Instructions to follow ->
Reproduce the material word for word; the images stay out.

─── Given material

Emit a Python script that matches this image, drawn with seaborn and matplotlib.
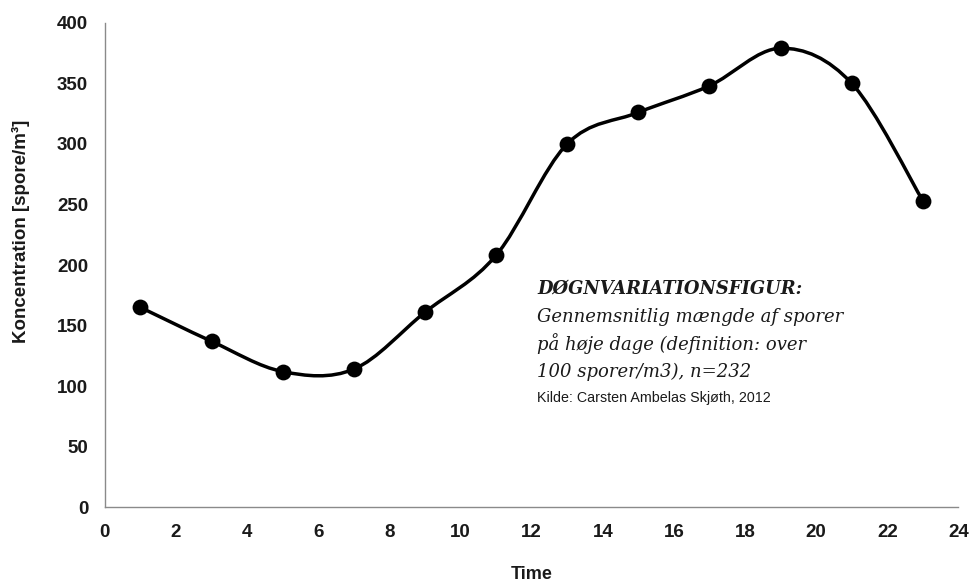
import numpy as np
import pandas as pd
import matplotlib
matplotlib.use("Agg")
import matplotlib.pyplot as plt
from matplotlib.path import Path
from matplotlib.patches import PathPatch
import seaborn as sns

hours = [1, 3, 5, 7, 9, 11, 13, 15, 17, 19, 21, 23]
concentration = [165, 137, 112, 114, 161, 208, 300, 326, 348, 379, 350, 253]
x_ticks = list(range(0, 25, 2))
y_ticks = list(range(0, 401, 50))

sns.set_theme(style="white")
plt.rcParams['font.family'] = ['Liberation Sans', 'DejaVu Sans']

df = pd.DataFrame({"Time": hours, "Koncentration": concentration})

fig = plt.figure(figsize=(9.8, 5.85), dpi=100)
ax = fig.add_axes([0.107, 0.133, 0.871, 0.828])

# Smoothed line (Excel-style Bezier spline) built from the data
P = np.column_stack([hours, concentration]).astype(float)
n = len(P)
verts = [P[0]]
codes = [Path.MOVETO]
for i in range(n - 1):
    p_prev = P[i - 1] if i > 0 else P[i]
    p_next2 = P[i + 2] if i + 2 < n else P[i + 1]
    c1 = P[i] + (P[i + 1] - p_prev) / 6.0
    c2 = P[i + 1] - (p_next2 - P[i]) / 6.0
    verts += [c1, c2, P[i + 1]]
    codes += [Path.CURVE4] * 3
ax.add_patch(PathPatch(Path(verts, codes), facecolor="none", edgecolor="black",
                       lw=2.5, zorder=2, capstyle="round", joinstyle="round"))

sns.scatterplot(data=df, x="Time", y="Koncentration", ax=ax, color="black",
                s=130, edgecolor="black", linewidth=0, zorder=3)

ax.set_xlim(0, 24)
ax.set_ylim(0, 400)
ax.set_xticks(x_ticks)
ax.set_yticks(y_ticks)
for s in ["top", "right"]:
    ax.spines[s].set_visible(False)
for s in ["left", "bottom"]:
    ax.spines[s].set_color("#8a8a8a")
    ax.spines[s].set_linewidth(1.0)
ax.tick_params(axis="both", which="major", length=5, width=1.0, color="#8a8a8a",
               direction="out", labelsize=13.5, labelcolor="#1a1a1a")
ax.tick_params(axis="y", pad=7)
ax.tick_params(axis="x", pad=7)
for lab in ax.get_xticklabels() + ax.get_yticklabels():
    lab.set_fontweight("bold")

ax.set_xlabel("Time", fontsize=13, fontweight="bold", color="#1a1a1a", labelpad=18)
ax.set_ylabel("Koncentration [spore/m³]", fontsize=13.5, fontweight="bold",
              color="#1a1a1a")
ax.yaxis.set_label_coords(-0.088, 0.57)

serif = ['DejaVu Serif']
fig.text(537 / 980, 1 - 294 / 585, "DØGNVARIATIONSFIGUR:", family=serif, style="italic",
         fontweight="bold", fontsize=12.9, color="#1a1a1a", ha="left", va="baseline")
lines = ["Gennemsnitlig mængde af sporer",
         "på høje dage (definition: over",
         "100 sporer/m3), n=232"]
for k, t in enumerate(lines):
    fig.text(537 / 980, 1 - (322 + 27.5 * k) / 585, t, family=serif, style="italic",
             fontsize=13, color="#1a1a1a", ha="left", va="baseline")
fig.text(537 / 980, 1 - 402 / 585, "Kilde: Carsten Ambelas Skjøth, 2012",
         family=['Liberation Sans'], fontsize=10.3,
         color="#1a1a1a", ha="left", va="baseline")

fig.savefig("out.png", dpi=100, facecolor="white")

──────

Task answer ->
Emit a Python script that matches this image, drawn with seaborn and matplotlib.
import numpy as np
import pandas as pd
import matplotlib
matplotlib.use("Agg")
import matplotlib.pyplot as plt
from matplotlib.path import Path
from matplotlib.patches import PathPatch
import seaborn as sns

hours = [1, 3, 5, 7, 9, 11, 13, 15, 17, 19, 21, 23]
concentration = [165, 137, 112, 114, 161, 208, 300, 326, 348, 379, 350, 253]
x_ticks = list(range(0, 25, 2))
y_ticks = list(range(0, 401, 50))

sns.set_theme(style="white")
plt.rcParams['font.family'] = ['Liberation Sans', 'DejaVu Sans']

df = pd.DataFrame({"Time": hours, "Koncentration": concentration})

fig = plt.figure(figsize=(9.8, 5.85), dpi=100)
ax = fig.add_axes([0.107, 0.133, 0.871, 0.828])

# Smoothed line (Excel-style Bezier spline) built from the data
P = np.column_stack([hours, concentration]).astype(float)
n = len(P)
verts = [P[0]]
codes = [Path.MOVETO]
for i in range(n - 1):
    p_prev = P[i - 1] if i > 0 else P[i]
    p_next2 = P[i + 2] if i + 2 < n else P[i + 1]
    c1 = P[i] + (P[i + 1] - p_prev) / 6.0
    c2 = P[i + 1] - (p_next2 - P[i]) / 6.0
    verts += [c1, c2, P[i + 1]]
    codes += [Path.CURVE4] * 3
ax.add_patch(PathPatch(Path(verts, codes), facecolor="none", edgecolor="black",
                       lw=2.5, zorder=2, capstyle="round", joinstyle="round"))

sns.scatterplot(data=df, x="Time", y="Koncentration", ax=ax, color="black",
                s=130, edgecolor="black", linewidth=0, zorder=3)

ax.set_xlim(0, 24)
ax.set_ylim(0, 400)
ax.set_xticks(x_ticks)
ax.set_yticks(y_ticks)
for s in ["top", "right"]:
    ax.spines[s].set_visible(False)
for s in ["left", "bottom"]:
    ax.spines[s].set_color("#8a8a8a")
    ax.spines[s].set_linewidth(1.0)
ax.tick_params(axis="both", which="major", length=5, width=1.0, color="#8a8a8a",
               direction="out", labelsize=13.5, labelcolor="#1a1a1a")
ax.tick_params(axis="y", pad=7)
ax.tick_params(axis="x", pad=7)
for lab in ax.get_xticklabels() + ax.get_yticklabels():
    lab.set_fontweight("bold")

ax.set_xlabel("Time", fontsize=13, fontweight="bold", color="#1a1a1a", labelpad=18)
ax.set_ylabel("Koncentration [spore/m³]", fontsize=13.5, fontweight="bold",
              color="#1a1a1a")
ax.yaxis.set_label_coords(-0.088, 0.57)

serif = ['DejaVu Serif']
fig.text(537 / 980, 1 - 294 / 585, "DØGNVARIATIONSFIGUR:", family=serif, style="italic",
         fontweight="bold", fontsize=12.9, color="#1a1a1a", ha="left", va="baseline")
lines = ["Gennemsnitlig mængde af sporer",
         "på høje dage (definition: over",
         "100 sporer/m3), n=232"]
for k, t in enumerate(lines):
    fig.text(537 / 980, 1 - (322 + 27.5 * k) / 585, t, family=serif, style="italic",
             fontsize=13, color="#1a1a1a", ha="left", va="baseline")
fig.text(537 / 980, 1 - 402 / 585, "Kilde: Carsten Ambelas Skjøth, 2012",
         family=['Liberation Sans'], fontsize=10.3,
         color="#1a1a1a", ha="left", va="baseline")

fig.savefig("out.png", dpi=100, facecolor="white")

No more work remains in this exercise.